Online media is often touted as being a completely accountable medium, however I would disagree, online is certainly more accountable than above the line, and the availability of metrics allows marketers and their agencies access to a bevy of data that they previously only dreamed of. However a major issue for me personally (and I would hope others also) is that a lot of these metrics designed to bring about clarity only really serve to cloud the waters further.
Let’s look at some common metrics and the associated issue that I personally see.
Impressions – Impressions are deceptive because if your ad serves below the fold then your ad may in fact never have met eyeballs, yet it counts the same as an ad that is front and centre. (This extend through to some of the rich media engagement metrics which I will look at a bit later)
Clicks – Clicks are deceptive in that when a client pays for a click they assume they are paying for traffic to their sites, however I have seen drop offs of in excess of 50% of clicks not landing on the assigned landing page. This means that although a user clicked on a banner they closed the browser that opened before it had time to load the landing page.
Unique Browsers/Users – Here is a term that is much hated by many in the industry. It is entirely inaccurate, but with that said no more so than any of the metrics applied to above the line media. The primary arguments here are around cookie deletion and users who browse on multiple computers. These combined factors mean that the unique reach metric is actually a rather soft one.
And moving on to some of the engagement metrics that rich media is reporting we see similar issues to those listed above.

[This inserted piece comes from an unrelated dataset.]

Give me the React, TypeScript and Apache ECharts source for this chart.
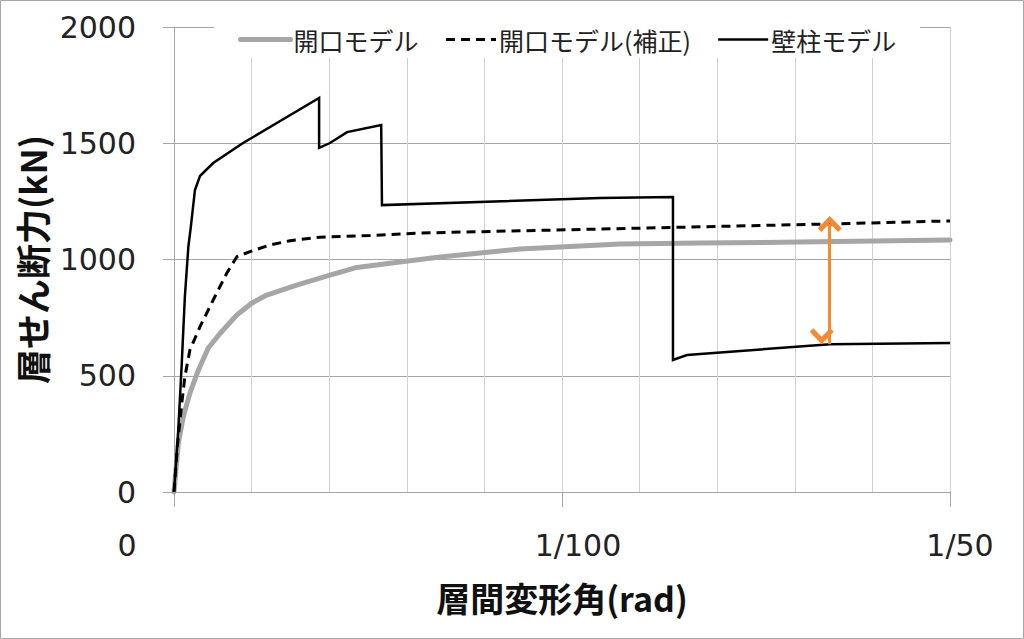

Rich media time on screen – This is that same as an impression, however the name is deceptive because it is counting the time on page, not on screen. You could spend 20 minutes on the top half of a screen while an ad you can’t see is counting this as “on screen” time.
Finding a solution to these issues isn’t going to be easy and it isn’t going to come anytime soon. For one thing I think if we found a way to only cookie users to whom the ad actually displayed on screen it would face serious opposition from publishers as it would drastically reduce their available inventory.
I know Ben Shepherd talks about the issues surrounding the streamlining of online measurement and it’s relationship with above the line measurement frequently over at Talking Digital but what are your thoughts on this? Has anyone heard of a technology that allows for a cookie to drop only when an ad is visible to a user?